-- begin Given entries --
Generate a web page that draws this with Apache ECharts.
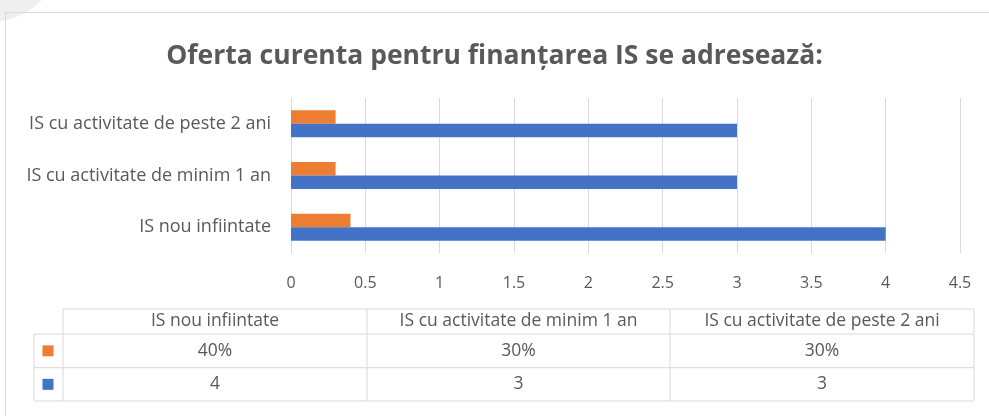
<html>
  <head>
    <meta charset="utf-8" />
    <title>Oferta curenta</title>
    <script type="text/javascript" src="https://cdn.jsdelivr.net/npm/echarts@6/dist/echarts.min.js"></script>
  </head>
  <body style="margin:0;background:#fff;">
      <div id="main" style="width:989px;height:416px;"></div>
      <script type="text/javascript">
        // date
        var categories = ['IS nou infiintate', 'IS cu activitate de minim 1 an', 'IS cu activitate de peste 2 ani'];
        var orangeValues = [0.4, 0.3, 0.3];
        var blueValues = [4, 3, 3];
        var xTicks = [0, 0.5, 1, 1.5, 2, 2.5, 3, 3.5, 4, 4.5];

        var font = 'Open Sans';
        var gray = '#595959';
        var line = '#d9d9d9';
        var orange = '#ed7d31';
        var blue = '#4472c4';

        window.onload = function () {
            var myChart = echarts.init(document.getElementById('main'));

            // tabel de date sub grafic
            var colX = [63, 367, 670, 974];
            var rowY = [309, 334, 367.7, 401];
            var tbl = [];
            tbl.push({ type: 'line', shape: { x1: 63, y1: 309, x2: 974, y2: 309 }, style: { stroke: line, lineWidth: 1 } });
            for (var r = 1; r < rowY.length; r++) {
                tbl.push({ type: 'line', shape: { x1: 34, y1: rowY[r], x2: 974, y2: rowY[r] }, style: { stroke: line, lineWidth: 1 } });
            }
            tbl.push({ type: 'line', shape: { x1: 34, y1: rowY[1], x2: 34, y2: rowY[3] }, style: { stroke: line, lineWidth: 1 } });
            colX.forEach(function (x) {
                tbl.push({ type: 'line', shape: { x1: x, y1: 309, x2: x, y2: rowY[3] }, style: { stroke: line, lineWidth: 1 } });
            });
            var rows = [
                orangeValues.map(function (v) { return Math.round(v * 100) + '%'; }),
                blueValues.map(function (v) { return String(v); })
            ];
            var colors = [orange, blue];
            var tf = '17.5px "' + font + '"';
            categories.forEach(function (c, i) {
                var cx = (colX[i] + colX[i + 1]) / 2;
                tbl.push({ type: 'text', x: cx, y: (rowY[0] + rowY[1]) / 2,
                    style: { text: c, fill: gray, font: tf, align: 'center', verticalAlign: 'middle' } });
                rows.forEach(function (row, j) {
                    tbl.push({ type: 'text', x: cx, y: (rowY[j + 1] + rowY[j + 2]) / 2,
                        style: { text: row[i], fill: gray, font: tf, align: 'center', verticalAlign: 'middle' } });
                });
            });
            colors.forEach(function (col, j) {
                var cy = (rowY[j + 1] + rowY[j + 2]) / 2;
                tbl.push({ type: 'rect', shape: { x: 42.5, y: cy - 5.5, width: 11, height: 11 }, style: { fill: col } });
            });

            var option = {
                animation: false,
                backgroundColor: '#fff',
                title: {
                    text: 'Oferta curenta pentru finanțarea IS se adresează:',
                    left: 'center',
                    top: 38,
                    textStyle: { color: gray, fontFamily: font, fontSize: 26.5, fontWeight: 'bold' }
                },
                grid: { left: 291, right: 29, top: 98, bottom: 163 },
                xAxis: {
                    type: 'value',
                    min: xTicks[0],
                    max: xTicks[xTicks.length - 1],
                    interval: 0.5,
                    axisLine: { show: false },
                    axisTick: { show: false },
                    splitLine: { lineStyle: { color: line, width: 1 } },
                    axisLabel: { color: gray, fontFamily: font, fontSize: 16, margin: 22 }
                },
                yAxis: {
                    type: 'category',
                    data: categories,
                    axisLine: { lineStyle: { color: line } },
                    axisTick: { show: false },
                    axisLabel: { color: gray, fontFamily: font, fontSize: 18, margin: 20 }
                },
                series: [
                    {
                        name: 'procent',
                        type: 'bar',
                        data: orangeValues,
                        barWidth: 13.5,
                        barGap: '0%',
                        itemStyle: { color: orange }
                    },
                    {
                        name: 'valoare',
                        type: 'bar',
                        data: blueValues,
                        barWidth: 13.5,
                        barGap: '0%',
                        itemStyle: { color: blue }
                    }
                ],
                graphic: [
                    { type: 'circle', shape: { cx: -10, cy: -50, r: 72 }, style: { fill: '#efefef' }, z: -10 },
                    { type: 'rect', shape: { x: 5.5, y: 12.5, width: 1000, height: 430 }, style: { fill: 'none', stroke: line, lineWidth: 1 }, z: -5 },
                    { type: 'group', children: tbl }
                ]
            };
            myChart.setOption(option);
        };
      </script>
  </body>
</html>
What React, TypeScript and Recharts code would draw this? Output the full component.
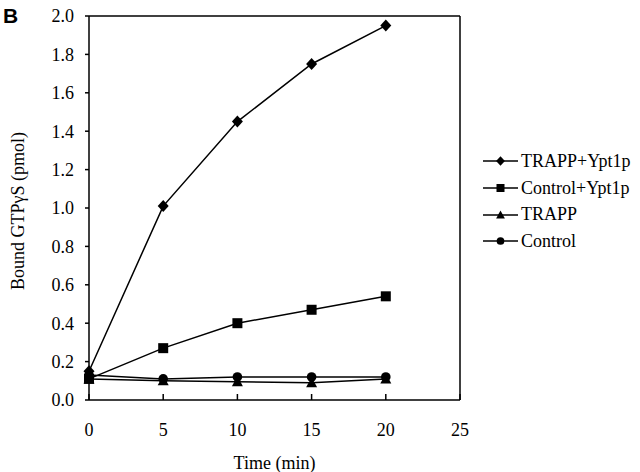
-- end Given entries --
What you are asked to do:
Pull out all lines of the data with the string "this".

Reply:
Generate a web page that draws this with Apache ECharts.
What React, TypeScript and Recharts code would draw this? Output the full component.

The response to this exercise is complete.